Before commencing, consider installing a portable fire extinguisher which handles oil fires. Better safe than sorry. Whether you choose steel pots and frying baskets or an electric deep fryer, it’s important to heat the oil until the surface begins to smoke. Be careful! The commonest mistake is introducing too much moisture to the oil and adding too many chips at once. Dry those chips before immersion. Sounds finicky but it prevents minor explosions and quickly seals the outer surface. Try to limit yourself to frying handfuls at a time. A slow process, but if you want that crisp surface it’s the only way to go. I’ll add more about crispness ahead. Allow your chips to fry for ten minutes or so, shaking the basket occasionally to prevent them sticking together.

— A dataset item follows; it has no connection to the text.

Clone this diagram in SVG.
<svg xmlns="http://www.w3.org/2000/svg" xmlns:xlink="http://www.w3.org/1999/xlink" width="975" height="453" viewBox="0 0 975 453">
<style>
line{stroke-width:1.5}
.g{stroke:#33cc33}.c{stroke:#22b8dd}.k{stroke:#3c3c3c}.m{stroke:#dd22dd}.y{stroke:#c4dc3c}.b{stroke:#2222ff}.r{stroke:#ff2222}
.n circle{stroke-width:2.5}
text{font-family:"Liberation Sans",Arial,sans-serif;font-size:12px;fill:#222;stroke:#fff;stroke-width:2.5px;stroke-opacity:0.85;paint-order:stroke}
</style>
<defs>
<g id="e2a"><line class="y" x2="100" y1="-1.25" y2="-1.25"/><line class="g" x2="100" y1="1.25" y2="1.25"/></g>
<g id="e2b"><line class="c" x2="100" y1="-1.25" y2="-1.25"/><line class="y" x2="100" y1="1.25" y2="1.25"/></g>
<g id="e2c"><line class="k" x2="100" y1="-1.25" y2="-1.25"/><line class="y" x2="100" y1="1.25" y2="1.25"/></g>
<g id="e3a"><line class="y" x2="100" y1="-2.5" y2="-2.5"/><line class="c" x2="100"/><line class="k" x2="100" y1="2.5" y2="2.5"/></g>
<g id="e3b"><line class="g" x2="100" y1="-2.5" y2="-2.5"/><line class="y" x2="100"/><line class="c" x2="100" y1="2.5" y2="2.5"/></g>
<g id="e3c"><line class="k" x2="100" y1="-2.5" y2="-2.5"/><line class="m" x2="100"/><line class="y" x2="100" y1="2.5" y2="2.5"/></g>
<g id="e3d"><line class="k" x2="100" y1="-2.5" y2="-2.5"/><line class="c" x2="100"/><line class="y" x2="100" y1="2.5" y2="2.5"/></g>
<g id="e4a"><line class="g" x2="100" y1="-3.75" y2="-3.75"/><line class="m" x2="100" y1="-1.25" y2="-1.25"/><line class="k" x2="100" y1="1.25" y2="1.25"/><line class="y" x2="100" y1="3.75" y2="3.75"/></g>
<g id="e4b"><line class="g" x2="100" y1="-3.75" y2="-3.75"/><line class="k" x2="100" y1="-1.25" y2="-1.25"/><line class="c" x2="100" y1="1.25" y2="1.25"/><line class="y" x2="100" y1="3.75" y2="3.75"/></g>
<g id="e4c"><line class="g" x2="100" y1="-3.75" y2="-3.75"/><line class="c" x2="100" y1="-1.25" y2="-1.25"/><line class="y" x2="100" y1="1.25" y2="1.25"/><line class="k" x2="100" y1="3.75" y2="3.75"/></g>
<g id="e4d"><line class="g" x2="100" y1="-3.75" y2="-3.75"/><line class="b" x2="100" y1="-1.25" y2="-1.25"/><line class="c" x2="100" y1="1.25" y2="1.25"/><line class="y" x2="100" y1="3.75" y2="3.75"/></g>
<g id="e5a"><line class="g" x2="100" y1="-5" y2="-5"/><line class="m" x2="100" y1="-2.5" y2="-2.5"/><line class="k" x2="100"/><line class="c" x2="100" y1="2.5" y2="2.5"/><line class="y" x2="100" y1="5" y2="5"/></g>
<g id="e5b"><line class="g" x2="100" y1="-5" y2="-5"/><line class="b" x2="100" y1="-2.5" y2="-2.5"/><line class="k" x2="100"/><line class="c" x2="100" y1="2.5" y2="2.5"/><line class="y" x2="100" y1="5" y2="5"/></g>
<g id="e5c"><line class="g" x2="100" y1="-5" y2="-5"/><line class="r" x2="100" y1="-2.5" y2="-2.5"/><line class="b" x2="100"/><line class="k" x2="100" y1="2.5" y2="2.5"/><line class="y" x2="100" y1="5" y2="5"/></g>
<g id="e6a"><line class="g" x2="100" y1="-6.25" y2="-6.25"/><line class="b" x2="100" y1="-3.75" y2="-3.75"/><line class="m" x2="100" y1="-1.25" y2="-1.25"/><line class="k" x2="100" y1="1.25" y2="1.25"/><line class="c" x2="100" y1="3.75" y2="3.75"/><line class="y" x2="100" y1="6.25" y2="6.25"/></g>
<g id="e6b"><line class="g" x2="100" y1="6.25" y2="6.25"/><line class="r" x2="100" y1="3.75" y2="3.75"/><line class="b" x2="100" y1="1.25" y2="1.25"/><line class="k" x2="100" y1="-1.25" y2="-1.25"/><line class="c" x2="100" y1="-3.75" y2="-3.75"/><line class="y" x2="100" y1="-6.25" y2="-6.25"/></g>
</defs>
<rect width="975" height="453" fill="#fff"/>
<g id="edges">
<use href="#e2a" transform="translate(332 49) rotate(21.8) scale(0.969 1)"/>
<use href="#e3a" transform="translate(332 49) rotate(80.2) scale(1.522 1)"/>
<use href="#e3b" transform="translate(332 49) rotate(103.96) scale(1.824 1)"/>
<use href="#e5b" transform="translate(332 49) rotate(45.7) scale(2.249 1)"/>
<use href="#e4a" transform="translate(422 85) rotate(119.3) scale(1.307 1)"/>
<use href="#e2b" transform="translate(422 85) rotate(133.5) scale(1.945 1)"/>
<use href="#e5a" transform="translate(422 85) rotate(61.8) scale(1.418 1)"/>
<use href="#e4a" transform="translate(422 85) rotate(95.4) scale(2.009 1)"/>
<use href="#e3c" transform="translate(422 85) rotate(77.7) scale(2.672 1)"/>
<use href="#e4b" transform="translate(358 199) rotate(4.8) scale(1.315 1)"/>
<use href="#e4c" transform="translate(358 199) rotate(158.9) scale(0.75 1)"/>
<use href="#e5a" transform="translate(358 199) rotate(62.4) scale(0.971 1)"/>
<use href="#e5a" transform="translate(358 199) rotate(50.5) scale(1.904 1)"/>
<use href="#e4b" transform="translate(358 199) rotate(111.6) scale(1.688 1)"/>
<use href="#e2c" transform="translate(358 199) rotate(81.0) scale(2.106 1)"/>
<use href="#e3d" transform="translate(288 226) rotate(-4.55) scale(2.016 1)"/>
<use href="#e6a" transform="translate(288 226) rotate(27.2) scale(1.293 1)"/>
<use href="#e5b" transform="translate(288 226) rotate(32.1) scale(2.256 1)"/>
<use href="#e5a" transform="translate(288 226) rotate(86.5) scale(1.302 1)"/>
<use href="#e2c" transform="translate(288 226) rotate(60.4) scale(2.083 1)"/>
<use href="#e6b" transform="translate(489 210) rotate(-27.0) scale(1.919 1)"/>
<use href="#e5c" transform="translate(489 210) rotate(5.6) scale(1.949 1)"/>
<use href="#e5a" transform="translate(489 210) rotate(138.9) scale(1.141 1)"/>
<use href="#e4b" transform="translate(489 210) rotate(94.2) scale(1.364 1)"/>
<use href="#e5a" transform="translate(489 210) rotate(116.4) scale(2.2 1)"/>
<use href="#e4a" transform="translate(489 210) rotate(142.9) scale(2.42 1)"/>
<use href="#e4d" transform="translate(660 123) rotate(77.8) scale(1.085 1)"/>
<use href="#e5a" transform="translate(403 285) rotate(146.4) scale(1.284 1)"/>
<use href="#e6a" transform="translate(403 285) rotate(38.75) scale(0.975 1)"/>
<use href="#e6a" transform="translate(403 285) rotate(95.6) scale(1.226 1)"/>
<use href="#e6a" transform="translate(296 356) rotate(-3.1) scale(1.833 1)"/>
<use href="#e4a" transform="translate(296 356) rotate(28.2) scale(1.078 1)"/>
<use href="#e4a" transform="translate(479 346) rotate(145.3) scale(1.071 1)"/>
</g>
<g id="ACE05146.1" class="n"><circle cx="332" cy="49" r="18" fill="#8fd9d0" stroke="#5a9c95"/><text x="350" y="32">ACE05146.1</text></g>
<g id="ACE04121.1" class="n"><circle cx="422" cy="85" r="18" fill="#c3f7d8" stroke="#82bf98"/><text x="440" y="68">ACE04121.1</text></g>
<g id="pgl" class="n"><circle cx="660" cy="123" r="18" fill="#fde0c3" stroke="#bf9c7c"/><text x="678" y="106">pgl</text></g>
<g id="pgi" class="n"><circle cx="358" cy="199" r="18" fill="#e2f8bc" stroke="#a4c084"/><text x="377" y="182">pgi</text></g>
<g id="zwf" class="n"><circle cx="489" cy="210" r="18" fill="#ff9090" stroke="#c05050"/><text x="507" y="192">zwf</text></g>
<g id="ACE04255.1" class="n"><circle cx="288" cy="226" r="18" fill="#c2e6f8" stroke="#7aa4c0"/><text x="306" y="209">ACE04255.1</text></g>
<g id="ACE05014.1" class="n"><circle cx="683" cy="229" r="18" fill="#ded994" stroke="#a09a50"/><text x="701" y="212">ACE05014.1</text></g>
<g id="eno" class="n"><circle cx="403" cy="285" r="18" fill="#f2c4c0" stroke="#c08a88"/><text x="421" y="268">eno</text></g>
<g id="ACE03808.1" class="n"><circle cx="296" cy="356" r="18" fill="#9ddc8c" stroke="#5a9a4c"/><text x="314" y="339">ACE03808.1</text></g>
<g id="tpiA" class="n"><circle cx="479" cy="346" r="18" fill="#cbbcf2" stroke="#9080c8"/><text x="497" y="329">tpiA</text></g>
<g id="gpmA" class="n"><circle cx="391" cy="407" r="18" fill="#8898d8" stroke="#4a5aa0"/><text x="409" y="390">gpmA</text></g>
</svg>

When you remove them they should be a light golden colour. Place them onto a piece of paper toweling which removes the excess oil from their surface. As a child my mother used slices of white bread which became saturated with the beef dripping used for frying in those days. Rather than discard the oily white bread, it was offered to me as a special treat. How things have changed. My wife won’t allow white bread in the house and beef dripping is like kryptonite for those interested in maintaining their cardiovascular health.
The secret for ensuring genuine crispness is the second round of frying. Make sure the oil is just as hot if not hotter than the first session. The aim is to shift the light golden skins to an evenly burnished tan. This should take no longer than a minute or two. Drain them on the blotting towels and throw these terrific chips onto a plate with your favourite steak and a pile of freshly tossed organic salad vegetables. Pour a glass of house red and enjoy.
Never thought anyone could make me feel so much like eating chips!
Brings back fond memories. After home cooked egg and chips mother would give us two chocolate frogs sitting on a bowl of green jelly. Then dad took out his glass eye to frighten Eileen.
I’d give those a nudge
Yes, it’s almost a forgotten artform. Even the old people have stopped making chips at home.
Too dangerous. Have a fresh salad instead.